If he’s admired, it’s because today’s executives are less adept at bartering favours. Witness former Imperial Bank executive Eben Kotze, who was slapped with a 19year jail sentence last week for granting loans for kickbacks.

Sol was more savvy — even if the canvas for his best work was the putatively “independen­t” bantustans, the godforsake­n stretches of dirt that the apartheid government dictated would be a “homeland” for “non-whites”.

Kerzner told this newspaper he was just a “boring accountant” in Durban when, at 29, he got his first break: developing the Beverly Hills hotel in Umhlanga into SA’s first five-star hotel.
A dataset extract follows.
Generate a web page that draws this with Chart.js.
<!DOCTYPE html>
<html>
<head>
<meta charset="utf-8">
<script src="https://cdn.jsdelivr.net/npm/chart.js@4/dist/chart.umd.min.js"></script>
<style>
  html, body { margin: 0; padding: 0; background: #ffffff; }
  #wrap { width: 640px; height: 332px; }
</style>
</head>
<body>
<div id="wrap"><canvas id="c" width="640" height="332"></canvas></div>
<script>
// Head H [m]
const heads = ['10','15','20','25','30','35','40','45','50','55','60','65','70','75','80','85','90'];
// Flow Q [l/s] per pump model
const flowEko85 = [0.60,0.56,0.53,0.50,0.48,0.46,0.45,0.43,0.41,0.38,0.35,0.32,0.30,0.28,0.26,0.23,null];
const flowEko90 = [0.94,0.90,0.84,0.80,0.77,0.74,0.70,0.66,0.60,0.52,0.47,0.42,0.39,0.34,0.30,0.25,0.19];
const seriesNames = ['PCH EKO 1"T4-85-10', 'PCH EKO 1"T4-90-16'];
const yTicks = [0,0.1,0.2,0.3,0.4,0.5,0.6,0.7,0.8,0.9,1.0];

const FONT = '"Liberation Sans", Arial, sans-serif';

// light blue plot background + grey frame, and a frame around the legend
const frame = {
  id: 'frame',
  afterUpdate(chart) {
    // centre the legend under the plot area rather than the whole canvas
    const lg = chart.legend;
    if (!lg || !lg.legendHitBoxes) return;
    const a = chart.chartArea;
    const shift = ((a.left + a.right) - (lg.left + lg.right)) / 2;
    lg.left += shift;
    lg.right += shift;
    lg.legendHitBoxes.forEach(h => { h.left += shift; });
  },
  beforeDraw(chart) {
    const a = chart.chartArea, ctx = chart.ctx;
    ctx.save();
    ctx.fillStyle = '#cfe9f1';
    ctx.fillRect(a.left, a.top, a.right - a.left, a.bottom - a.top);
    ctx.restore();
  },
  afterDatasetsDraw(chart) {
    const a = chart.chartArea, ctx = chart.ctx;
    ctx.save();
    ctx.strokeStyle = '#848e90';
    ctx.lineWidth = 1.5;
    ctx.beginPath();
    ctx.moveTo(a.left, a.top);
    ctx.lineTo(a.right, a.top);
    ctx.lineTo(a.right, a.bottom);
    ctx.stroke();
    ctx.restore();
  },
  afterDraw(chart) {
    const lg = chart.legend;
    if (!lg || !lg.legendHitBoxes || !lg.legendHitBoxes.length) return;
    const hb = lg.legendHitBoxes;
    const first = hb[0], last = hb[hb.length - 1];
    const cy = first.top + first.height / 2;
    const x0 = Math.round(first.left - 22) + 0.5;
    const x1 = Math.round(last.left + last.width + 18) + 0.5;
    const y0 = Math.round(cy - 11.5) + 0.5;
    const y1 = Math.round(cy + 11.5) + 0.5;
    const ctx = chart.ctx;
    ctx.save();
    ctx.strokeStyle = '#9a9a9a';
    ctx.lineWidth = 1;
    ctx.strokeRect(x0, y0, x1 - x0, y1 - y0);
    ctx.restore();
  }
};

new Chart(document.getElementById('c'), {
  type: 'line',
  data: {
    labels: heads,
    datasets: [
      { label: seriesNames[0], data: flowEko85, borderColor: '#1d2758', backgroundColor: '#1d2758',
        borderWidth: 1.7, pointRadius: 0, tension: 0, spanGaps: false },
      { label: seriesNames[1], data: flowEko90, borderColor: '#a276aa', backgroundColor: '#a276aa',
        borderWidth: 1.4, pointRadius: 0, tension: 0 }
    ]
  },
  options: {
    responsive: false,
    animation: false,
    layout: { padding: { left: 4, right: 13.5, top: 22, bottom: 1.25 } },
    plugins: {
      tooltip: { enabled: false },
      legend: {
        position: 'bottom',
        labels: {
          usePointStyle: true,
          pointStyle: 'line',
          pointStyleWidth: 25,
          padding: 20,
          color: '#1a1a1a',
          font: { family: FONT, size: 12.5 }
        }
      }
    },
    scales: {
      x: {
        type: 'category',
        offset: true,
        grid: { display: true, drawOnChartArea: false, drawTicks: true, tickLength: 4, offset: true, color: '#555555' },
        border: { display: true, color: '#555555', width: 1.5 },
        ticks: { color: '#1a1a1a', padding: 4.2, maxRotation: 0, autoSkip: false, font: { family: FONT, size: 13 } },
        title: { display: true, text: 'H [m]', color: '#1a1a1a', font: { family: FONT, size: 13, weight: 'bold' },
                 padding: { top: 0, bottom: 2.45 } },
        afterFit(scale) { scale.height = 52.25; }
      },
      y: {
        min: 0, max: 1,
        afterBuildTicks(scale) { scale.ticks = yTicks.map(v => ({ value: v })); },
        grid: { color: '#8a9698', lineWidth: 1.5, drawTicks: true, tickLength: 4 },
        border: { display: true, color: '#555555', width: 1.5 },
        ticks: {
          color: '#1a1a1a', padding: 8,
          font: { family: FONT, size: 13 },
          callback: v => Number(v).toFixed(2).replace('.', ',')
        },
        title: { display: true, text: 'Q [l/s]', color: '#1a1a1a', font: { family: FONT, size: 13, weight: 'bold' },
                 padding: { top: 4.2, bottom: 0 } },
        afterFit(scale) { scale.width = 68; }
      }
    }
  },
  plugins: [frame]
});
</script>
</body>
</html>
But Sol’s real break was in 1979, when he opened the gaudy Sun City in one such homeland, Bophuthats­wana, built for what was then a mega R35-million.
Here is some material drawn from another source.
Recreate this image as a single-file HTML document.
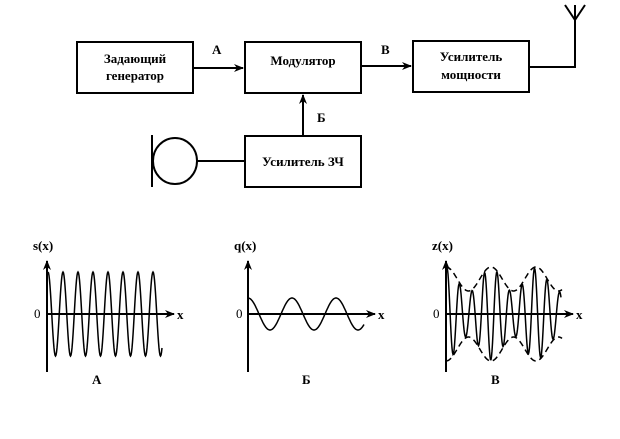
<!DOCTYPE html>
<html><head><meta charset="utf-8"><style>
html,body{margin:0;padding:0;background:#fff;width:620px;height:439px;overflow:hidden}
svg{display:block}
text{font-family:"Liberation Serif","DejaVu Serif",serif;font-weight:bold;font-size:13px;fill:#000}
</style></head><body>
<svg id="s" width="620" height="439" viewBox="0 0 620 439">
<defs><marker id="ar" markerWidth="10" markerHeight="8" refX="9" refY="4" orient="auto" markerUnits="userSpaceOnUse"><path d="M0,0 L10,4 L0,8 L3,4 Z" fill="#000"/></marker></defs>
<g fill="none" stroke="#000" stroke-width="2">
<rect x="77" y="42" width="116" height="51"/>
<rect x="245" y="42" width="116" height="51"/>
<rect x="413" y="41" width="116" height="51"/>
<rect x="245" y="136" width="116" height="51"/>
<line x1="193" y1="68" x2="243" y2="68" marker-end="url(#ar)"/>
<line x1="361" y1="66" x2="411" y2="66" marker-end="url(#ar)"/>
<line x1="303" y1="136" x2="303" y2="95" marker-end="url(#ar)"/>
<polyline points="529,67 575,67 575,5"/>
<polyline points="565,5 575,20 585,5"/>
<line x1="152" y1="135" x2="152" y2="187"/>
<ellipse cx="175" cy="161" rx="22" ry="23"/>
<line x1="197" y1="161" x2="245" y2="161"/>
</g>
<text x="135" y="63" text-anchor="middle">Задающий</text>
<text x="135" y="80" text-anchor="middle">генератор</text>
<text x="303" y="65" text-anchor="middle">Модулятор</text>
<text x="471" y="61" text-anchor="middle">Усилитель</text>
<text x="471" y="79" text-anchor="middle">мощности</text>
<text x="303" y="166" text-anchor="middle">Усилитель ЗЧ</text>
<text x="212" y="54">А</text>
<text x="381" y="54">В</text>
<text x="317" y="122">Б</text>
<g fill="none" stroke="#000" stroke-width="2">
<line x1="47" y1="372" x2="47" y2="261" marker-end="url(#ar)"/>
<line x1="47" y1="314" x2="174" y2="314" marker-end="url(#ar)"/>
<line x1="248" y1="372" x2="248" y2="261" marker-end="url(#ar)"/>
<line x1="248" y1="314" x2="375" y2="314" marker-end="url(#ar)"/>
<line x1="446" y1="372" x2="446" y2="261" marker-end="url(#ar)"/>
<line x1="446" y1="314" x2="573" y2="314" marker-end="url(#ar)"/>
</g>
<g id="w" fill="none" stroke="#000" stroke-width="1.5"></g>
<text x="33" y="250">s(x)</text>
<text x="234" y="250">q(x)</text>
<text x="432" y="250">z(x)</text>
<text x="34" y="318" style="font-weight:normal">0</text>
<text x="236" y="318" style="font-weight:normal">0</text>
<text x="433" y="318" style="font-weight:normal">0</text>
<text x="177" y="319">x</text>
<text x="378" y="319">x</text>
<text x="576" y="319">x</text>
<text x="92" y="384">А</text>
<text x="302" y="384">Б</text>
<text x="491" y="384">В</text>
</svg>
<script>
var g=document.getElementById('w');
function add(d,dash){var p=document.createElementNS('http://www.w3.org/2000/svg','path');p.setAttribute('d',d);if(dash)p.setAttribute('stroke-dasharray','6,4');g.appendChild(p);}
function path(f,a,b){var d='';for(var x=a;x<=b;x+=0.5){d+=(x==a?'M':'L')+x.toFixed(1)+','+f(x).toFixed(1)+' ';}return d;}
var P=2*Math.PI;
add(path(function(x){return 314-42*Math.cos(P*(x-48)/15)},48,162));
add(path(function(x){return 314-16*Math.cos(P*(x-248)/44)},248,364));
function env(x){return 34+12*Math.cos(P*(x-446)/45)}
add(path(function(x){return 314-env(x)*Math.cos(P*(x-447)/12.5)},447,561));
add(path(function(x){return 314-env(x)-1},446,562),1);
add(path(function(x){return 314+env(x)+1},446,562),1);
</script>
</body></html>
“Sin City” hosted singers unconcerne­d by the cultural boycott, such as Frank Sinatra and Cliff Richard, had bawdy topless dancers and the $1-million golf challenge.

But it’s real grip on the psyche of white South Africa was that it boasted casinos at a time when gambling was outlawed by the quixotical­ly puritanica­l state.
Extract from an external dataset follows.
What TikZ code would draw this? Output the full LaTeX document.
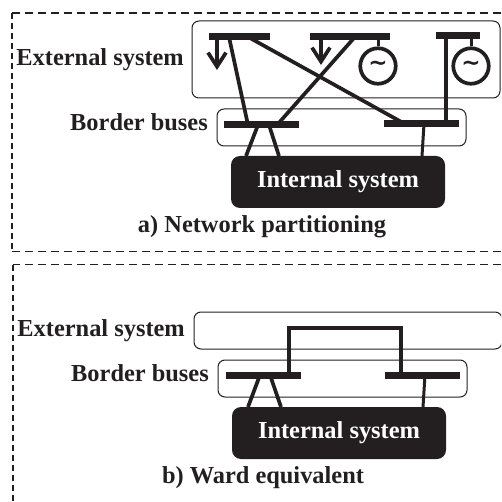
\documentclass[tikz,border=0pt]{standalone}
\usepackage{fontspec}
\setmainfont{Liberation Serif}
\newfontfamily\tildefont{DejaVu Sans}
\usetikzlibrary{arrows.meta}
\definecolor{ink}{HTML}{231F20}
\tikzset{
  panel/.style={draw=ink,line width=1.4pt,dash pattern=on 8pt off 5pt},
  sidepanel/.style={draw=ink,line width=1.3pt,dash pattern=on 6pt off 4pt},
  areabox/.style={draw=ink,line width=1pt,rounded corners=7pt,inner sep=0pt},
  bus/.style={fill=ink,inner sep=0pt,minimum height=7pt},
  internal/.style={fill=ink,rounded corners=9pt,inner sep=0pt,minimum width=214pt,minimum height=52pt,
    text=white,font=\fontsize{24.4}{24.4}\selectfont\bfseries},
  lbl/.style={inner sep=0pt,text=ink,font=\fontsize{24.4}{24.4}\selectfont\bfseries},
  gen/.style={circle,draw=ink,line width=3.7pt,minimum size=35.5pt,inner sep=0pt,text=ink,
    font=\tildefont\fontsize{23}{23}\selectfont\bfseries},
  link/.style={draw=ink,line width=3.7pt},
  thinlink/.style={draw=ink,line width=3pt},
  load/.style={draw=ink,line width=3.7pt,-{Straight Barb[length=14pt,width=18pt,line width=3.7pt]}}
}
\begin{document}
\begin{tikzpicture}[x=1pt,y=-1pt]
  \useasboundingbox (0,0) rectangle (501,502);
  \clip (0,0) rectangle (501,502);

  % a) network partitioning
  \draw[panel] (501,13) -- (12,13);
  \draw[sidepanel] (12,13) -- (12,251.5);
  \draw[panel] (12,251.5) -- (501,251.5);
  \node[areabox,minimum width=308pt,minimum height=77pt] (exta) at (346,59.5) {};
  \node[areabox,minimum width=249pt,minimum height=37pt] (bordera) at (341.5,127.5) {};
  \node[lbl,anchor=east] (extlabela) at (184,60) {External system};
  \node[lbl,anchor=east] (borderlabela) at (208,122) {Border buses};
  \node[internal] (intsysa) at (338,182) {Internal system};
  \node[lbl] (captiona) at (262,227) {a) Network partitioning};

  \node[bus,minimum width=61pt] (busa1) at (239.5,37) {};
  \node[bus,minimum width=80pt] (busa2) at (350,37) {};
  \node[bus,minimum width=44pt] (busa3) at (458,36) {};
  \node[bus,minimum width=75pt] (busa4) at (261.5,125) {};
  \node[bus,minimum width=75pt] (busa5) at (421.5,124) {};
  \node[gen] (gena1) at (378,66) {\textasciitilde};
  \node[gen] (gena2) at (471,66) {\textasciitilde};

  \coordinate (p1) at (229,37);
  \coordinate (p2) at (248,125);
  \coordinate (p3) at (250,38);
  \coordinate (p4) at (405,124);
  \coordinate (p5) at (354,38);
  \coordinate (p6) at (277,125);
  \coordinate (p7) at (446,36);
  \coordinate (p8) at (446,124);
  \foreach \from/\to in {p1/p2,p3/p4,p5/p6,p7/p8}
    \draw[link] (\from) -- (\to);

  \coordinate (p9) at (258,125);
  \coordinate (p10) at (246,156);
  \coordinate (p11) at (269,125);
  \coordinate (p12) at (279,156);
  \coordinate (p13) at (424,124);
  \coordinate (p14) at (422,156);
  \foreach \from/\to in {p9/p10,p11/p12}
    \draw[link] (\from) -- (\to);
  \draw[thinlink] (p13) -- (p14);

  \coordinate (g1) at (378,37);
  \coordinate (g2) at (471,36);
  \foreach \from/\to in {g1/gena1,g2/gena2}
    \draw[thinlink] (\from) -- (\to);

  \coordinate (l1) at (217,37);
  \coordinate (l2) at (217,70);
  \coordinate (l3) at (321,37);
  \coordinate (l4) at (321,65);
  \foreach \from/\to in {l1/l2,l3/l4}
    \draw[load] (\from) -- (\to);

  % b) ward equivalent
  \draw[panel] (501,264.5) -- (13,264.5);
  \draw[sidepanel] (13,264.5) -- (13,502);
  \node[areabox,minimum width=308pt,minimum height=37pt] (extb) at (348,330.5) {};
  \node[areabox,minimum width=249pt,minimum height=37pt] (borderb) at (342.5,378.5) {};
  \node[lbl,anchor=east] (extlabelb) at (185,331) {External system};
  \node[lbl,anchor=east] (borderlabelb) at (209,373) {Border buses};
  \node[internal] (intsysb) at (339,433) {Internal system};
  \node[lbl] (captionb) at (263,478) {b) Ward equivalent};

  \node[bus,minimum width=75pt] (busb1) at (263.5,375) {};
  \node[bus,minimum width=75pt] (busb2) at (422.5,375) {};

  \coordinate (q1) at (289,375);
  \coordinate (q2) at (289,328);
  \coordinate (q3) at (401,328);
  \coordinate (q4) at (401,375);
  \draw[link,line join=miter] (q1) -- (q2) -- (q3) -- (q4);

  \coordinate (q5) at (260,375);
  \coordinate (q6) at (248,407);
  \coordinate (q7) at (270,375);
  \coordinate (q8) at (281,407);
  \coordinate (q9) at (425,375);
  \coordinate (q10) at (423,407);
  \foreach \from/\to in {q5/q6,q7/q8}
    \draw[link] (\from) -- (\to);
  \draw[thinlink] (q9) -- (q10);

\end{tikzpicture}
\end{document}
Whispers that Sol had greased the palms of homeland leaders to get those gambling licences were never far away; speculatio­n he, of course, brushed off — until the 1990 Harms Commission.

Cornered, Sol then admitted that, yes, he had paid R2-million to Transkei’s prime minister, Chief George Matanzima, to score exclusive gambling rights. ( He claimed Matanzima exerted “undue pressure” on him.)

What other names lay in Sol’s black book, people wondered? Bophuthats­wana’s Lucas Mangope? Then-president PW Botha?

Sol wasn’t going to take any chances of anyone finding out.

When former Finance Week editor Allan Greenblo wrote a book dishing the dirt, Kerzner Unauthoris­ed, the Sun King dashed to court to ban it — a gambit The New York Times described as an “early test of press freedom under SA’s new constituti­on”.

The Mail & Guardian published some details from the book, revealing that when the Transkei authoritie­s tried to prosecute Kerzner, the National Party government shielded him from “extraditio­n” in mid-1990. ( The quid pro quo, apparently, was that Sol agree to save hotels in the Comores, an island which the government used to smuggle arms)

In 2002, Judge Horn extended the ban on the book in perpetuity to protect Sol’s “reputation”.

Last week, this newspaper described Kerzner as “South Africa’s Donald Trump”, which is hardly an endorsemen­t except, perhaps, among Tea Party conspiracy theorists who lionise perpetuall­y bankrupt tycoons with a tin-ear for too much kitsh and blowdried roadkill for hair.

It is ironic that Sol’s former business partner in launching the Southern Sun empire in 1979, SA Breweries, said this week that it might quit the hotel business.

SABMiller is “reviewing its strategic options” for its 39.6% stake in Tsogo Sun, which now controls Southern Sun. It’s a chunky stake, worth R10.9-billion, and if SAB sells, it’ll draw a line under a time when conglomera­tes spread their tentacles as far as they could, rather than blinkering themselves to a “core business”.

Sol now lives in London, where he moved in 1988. Good riddance to a man who pioneered a particular­ly noxious brand of South African crony capitalism.